Speaking at the IMF’s fall meetings in Washington, Bank of Ghana Governor Johnson Asiama confirmed that the central bank will submit a Virtual Assets Bill to Parliament before the end of the year.
The legislation aims to license and supervise virtual asset service providers (VASPs), including exchanges, wallet operators, and custodians, as part of efforts to strengthen oversight and integrate crypto activity into Ghana’s formal financial system.
“It is an important area, and we have to step up to regulate and monitor these transactions,” Asiama said, acknowledging that the central bank is still recruiting staff and building the capacity required for crypto supervision.
Industry data shows that between July 2023 and June 2024, crypto transactions in Ghana exceeded USD 3 billion, underscoring how deeply digital assets have become embedded in the country’s economic activity.
However, regulators warn that unmonitored crypto use has distorted financial data, hindered capital flow monitoring, and complicated efforts to stabilize the Ghanaian cedi.

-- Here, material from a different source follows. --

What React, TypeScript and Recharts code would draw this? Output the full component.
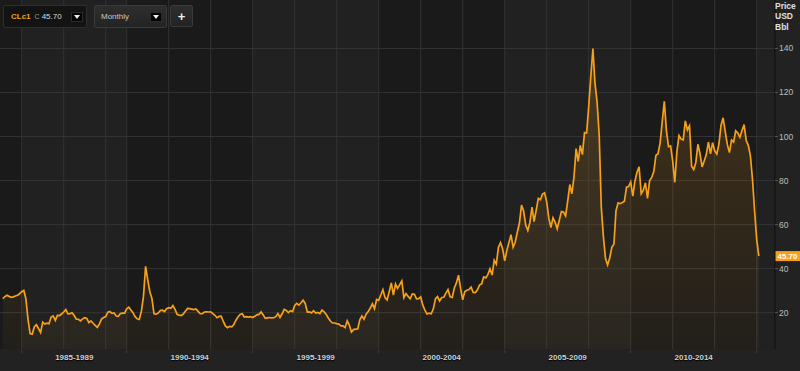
import React from 'react';
import { ComposedChart, Area, XAxis, YAxis, CartesianGrid, ReferenceLine } from 'recharts';

// CLc1 monthly closes, USD/bbl, one point per month (Jan 1985 .. Jan 2015)
const closes1985_1989 = [
  26.4, 27.3, 27.9, 27.4, 27.0, 27.2, 27.6, 27.9, 28.6, 29.5, 30.1, 26.3,
  17.0, 10.5, 10.2, 13.5, 14.5, 12.8, 11.0, 15.7, 14.8, 15.2, 15.0, 18.0,
  18.5, 16.5, 18.8, 18.7, 19.4, 20.3, 21.4, 19.5, 19.6, 20.0, 18.7, 17.0,
  17.0, 16.3, 17.2, 17.7, 17.4, 15.5, 16.3, 15.2, 14.2, 13.3, 14.9, 17.1,
  17.8, 18.2, 20.2, 20.5, 19.7, 19.9, 18.5, 18.3, 19.6, 19.8, 19.8, 21.8,
];
const closes1990_1994 = [
  22.5, 21.2, 20.0, 18.2, 17.2, 16.9, 20.7, 27.5, 41.0, 35.0, 29.5, 26.5,
  19.5, 19.3, 19.8, 21.0, 21.1, 20.5, 21.8, 22.3, 22.0, 23.2, 21.5, 19.2,
  18.9, 18.7, 19.4, 20.8, 21.9, 21.8, 21.6, 21.4, 21.7, 20.6, 19.5, 19.5,
  20.3, 20.4, 20.3, 20.4, 19.6, 18.8, 17.7, 18.3, 18.4, 16.0, 14.0, 13.2,
  13.8, 13.6, 14.6, 16.6, 18.0, 19.2, 19.5, 18.0, 18.2, 18.0, 18.2, 17.8,
];
const closes1995_1999 = [
  18.4, 19.0, 19.2, 20.3, 18.9, 17.4, 17.6, 17.8, 17.6, 17.7, 18.2, 19.6,
  17.8, 19.5, 21.5, 21.0, 20.0, 20.9, 20.5, 23.3, 24.2, 23.4, 24.5, 25.7,
  24.2, 20.3, 20.4, 19.9, 20.9, 19.8, 20.1, 19.6, 21.2, 20.4, 19.2, 17.6,
  16.2, 15.3, 15.3, 15.0, 14.8, 14.0, 14.0, 13.2, 16.3, 14.4, 11.2, 12.3,
  12.5, 12.6, 16.8, 18.5, 17.0, 19.3, 20.5, 22.1, 24.0, 21.8, 26.0, 25.6,
];
const closes2000_2004 = [
  28.0, 30.4, 26.9, 25.8, 29.5, 33.5, 28.0, 33.0, 31.0, 32.7, 34.4, 26.8,
  28.7, 27.4, 26.3, 28.5, 28.4, 26.3, 26.4, 27.2, 23.4, 21.2, 19.4, 19.8,
  19.5, 21.7, 26.3, 27.3, 25.3, 26.9, 27.0, 28.9, 30.5, 27.2, 26.9, 31.2,
  33.5, 37.0, 31.0, 25.8, 29.6, 30.2, 30.5, 31.6, 29.2, 29.1, 30.4, 32.5,
  33.1, 36.2, 35.8, 37.4, 39.9, 37.1, 43.8, 42.1, 49.6, 51.8, 49.1, 43.5,
];
const closes2005_2009 = [
  48.2, 51.8, 55.4, 49.7, 52.0, 56.5, 60.6, 68.9, 66.2, 59.8, 57.3, 61.0,
  67.9, 61.4, 66.6, 71.9, 71.3, 73.9, 74.4, 70.3, 62.9, 58.7, 63.1, 61.1,
  58.1, 62.0, 65.9, 65.7, 64.0, 70.7, 78.2, 74.0, 81.7, 94.5, 88.7, 96.0,
  91.8, 101.8, 101.6, 113.5, 127.4, 140.0, 124.1, 115.5, 100.6, 67.8, 54.4, 44.6,
  41.7, 44.8, 49.7, 51.1, 66.3, 69.9, 69.5, 70.0, 70.6, 77.0, 77.3, 79.4,
];
const closes2010_2015 = [
  72.9, 79.7, 83.8, 86.2, 74.0, 75.6, 79.0, 71.9, 80.0, 81.4, 84.1, 91.4,
  92.2, 97.0, 106.7, 116.0, 102.7, 95.4, 95.7, 88.8, 79.2, 93.2, 100.4, 98.8,
  98.5, 107.1, 103.0, 104.9, 86.5, 85.0, 88.1, 96.5, 92.2, 86.2, 88.9, 91.8,
  97.5, 92.1, 97.2, 93.5, 92.0, 96.6, 105.0, 108.5, 102.3, 96.4, 92.7, 98.4,
  97.5, 102.6, 101.6, 99.7, 102.7, 105.4, 98.2, 96.0, 91.2, 80.5, 66.2, 53.3,
  45.7,
];

const firstYear = 1985;
const lastClose = 45.7;

const bucketLabels = ['1985-1989', '1990-1994', '1995-1999', '2000-2004', '2005-2009', '2010-2014'];
const bucketCenters = [1987.92, 1992.5, 1997.5, 2002.5, 2007.5, 2012.5];
const bucketMarks = [1985.833, 1990, 1995, 2000, 2005, 2010, 2015];
const gridYears = [
  1985.833, 1987.5, 1989.167,
  1990, 1991.667, 1993.333, 1995, 1996.667, 1998.333, 2000, 2001.667, 2003.333,
  2005, 2006.667, 2008.333, 2010, 2011.667, 2013.333, 2015,
];
const priceTicks = [20, 40, 60, 80, 100, 120, 140];

const closes = [
  ...closes1985_1989, ...closes1990_1994, ...closes1995_1999,
  ...closes2000_2004, ...closes2005_2009, ...closes2010_2015,
];
// each monthly close sits at the end of its month
const data = closes.map((v, i) => ({ t: firstYear + (i + 1) / 12, close: v }));

const ORANGE = '#f7a01a';
const FONT = 'Arial, "Liberation Sans", sans-serif';

const XTick = (props: any) => {
  const { x, y, payload } = props;
  const idx = bucketCenters.indexOf(payload.value);
  if (idx >= 0) {
    return (
      <text x={x} y={y + 8.5} textAnchor="middle" dominantBaseline="central"
        fill="#cfcfcf" fontSize={8} fontWeight="bold" fontFamily={FONT}
        style={{ textShadow: '0 1px 1px #000' }}>
        {bucketLabels[idx]}
      </text>
    );
  }
  return <line x1={x} x2={x} y1={y + 1} y2={y + 4} stroke="#3c3c3c" />;
};

const PriceTag = (props: any) => {
  const vb = props.viewBox;
  if (!vb) return null;
  const left = vb.x + vb.width;
  return (
    <g>
      <rect x={left} y={vb.y - 5} width={25} height={10} fill={ORANGE} />
      <text x={left + 12.5} y={vb.y + 0.5} textAnchor="middle" dominantBaseline="central"
        fill="#fff" fontSize={8} fontWeight="bold" fontFamily={FONT}>
        {lastClose.toFixed(2)}
      </text>
    </g>
  );
};

const Caret = () => (
  <div style={{ width: 12, height: 10, background: '#050505', border: '1px solid #2a2a2a', display: 'flex', alignItems: 'center', justifyContent: 'center', boxSizing: 'border-box' }}>
    <div style={{ width: 0, height: 0, borderLeft: '3px solid transparent', borderRight: '3px solid transparent', borderTop: '4px solid #eee' }} />
  </div>
);

export default function App() {
  return (
    <div style={{ position: 'absolute', left: 0, top: 0, width: 800, height: 371, background: '#222', fontFamily: FONT, overflow: 'hidden' }}>
      <ComposedChart width={800} height={371} data={data} margin={{ top: 0, right: 0, left: 0, bottom: 0 }}>
        <defs>
          <linearGradient id="oilFill" x1="0" y1="0" x2="0" y2="1">
            <stop offset="0%" stopColor={ORANGE} stopOpacity={0.32} />
            <stop offset="100%" stopColor={ORANGE} stopOpacity={0.06} />
          </linearGradient>
        </defs>
        <CartesianGrid
          stroke="#333"
          verticalValues={gridYears}
          horizontalValues={priceTicks}
          verticalFill={['#1a1a1a', '#212121', '#212121', '#212121', '#1a1a1a', '#1a1a1a']}
          fillOpacity={1}
        />
        <XAxis
          type="number"
          dataKey="t"
          domain={[1984.972, 2015.726]}
          allowDataOverflow
          ticks={[...bucketMarks, ...bucketCenters].sort((a, b) => a - b)}
          interval={0}
          height={22}
          tickSize={0}
          tickMargin={0}
          axisLine={false}
          tickLine={false}
          tick={<XTick />}
        />
        <YAxis
          orientation="right"
          width={25}
          domain={[3.5, 162]}
          allowDataOverflow
          ticks={priceTicks}
          interval={0}
          axisLine={{ stroke: '#0e0e0e' }}
          tickLine={{ stroke: '#555' }}
          tickSize={3}
          tickMargin={1}
          tick={{ fill: '#bdbdbd', fontSize: 8.5, fontFamily: FONT, textAnchor: 'start' }}
        />
        <Area
          type="linear"
          dataKey="close"
          stroke={ORANGE}
          strokeWidth={1.7}
          fill="url(#oilFill)"
          dot={false}
          activeDot={false}
          isAnimationActive={false}
        />
        <ReferenceLine y={lastClose} stroke="none" strokeOpacity={0} label={<PriceTag />} />
      </ComposedChart>

      <div style={{ position: 'absolute', right: 2, top: 1, width: 23, color: '#e0e0e0', fontSize: 8.5, fontWeight: 'bold', lineHeight: '10.3px' }}>
        Price<br />USD<br />Bbl
      </div>

      <div style={{ position: 'absolute', left: 3, top: 5, width: 84, height: 23, boxSizing: 'border-box', background: '#131313', border: '1px solid #2e2e2e', borderRadius: 2, display: 'flex', alignItems: 'center' }}>
        <span style={{ marginLeft: 7, color: '#f2a01e', fontWeight: 'bold', fontSize: 8 }}>CLc1</span>
        <span style={{ marginLeft: 4, color: '#9a9a9a', fontSize: 7 }}>C</span>
        <span style={{ marginLeft: 2, color: '#dcdcdc', fontSize: 8 }}>45.70</span>
        <div style={{ marginLeft: 'auto', marginRight: 3 }}><Caret /></div>
      </div>

      <div style={{ position: 'absolute', left: 94, top: 5, width: 73, height: 23, boxSizing: 'border-box', background: 'linear-gradient(#2e2e2e, #232323)', border: '1px solid #3a3a3a', borderRadius: 2, display: 'flex', alignItems: 'center' }}>
        <span style={{ marginLeft: 6, color: '#c8c8c8', fontSize: 8 }}>Monthly</span>
        <div style={{ marginLeft: 'auto', marginRight: 4 }}><Caret /></div>
      </div>

      <div style={{ position: 'absolute', left: 170, top: 5, width: 23, height: 22, boxSizing: 'border-box', background: 'linear-gradient(#2e2e2e, #232323)', border: '1px solid #3a3a3a', borderRadius: 2, display: 'flex', alignItems: 'center', justifyContent: 'center', color: '#eee', fontWeight: 'bold', fontSize: 13, lineHeight: '13px' }}>
        +
      </div>
    </div>
  );
}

Under the proposed framework, VASPs will face anti-money laundering (AML) and know-your-customer (KYC) obligations, minimum capital requirements of 5 million Ghanaian cedis, and regular audits to ensure consumer protection and financial integrity.
The Bank of Ghana also plans to establish a Virtual Assets Regulatory Office (VARO) to oversee implementation and coordinate with other national agencies, including tax and telecommunications regulators.
Analysts say the initiative positions Ghana to become one of Africa’s most advanced digital finance hubs, if it can balance innovation with accountability. But with recruitment still underway and enforcement mechanisms untested, the December deadline will challenge the central bank’s institutional readiness to govern a fast-evolving crypto economy.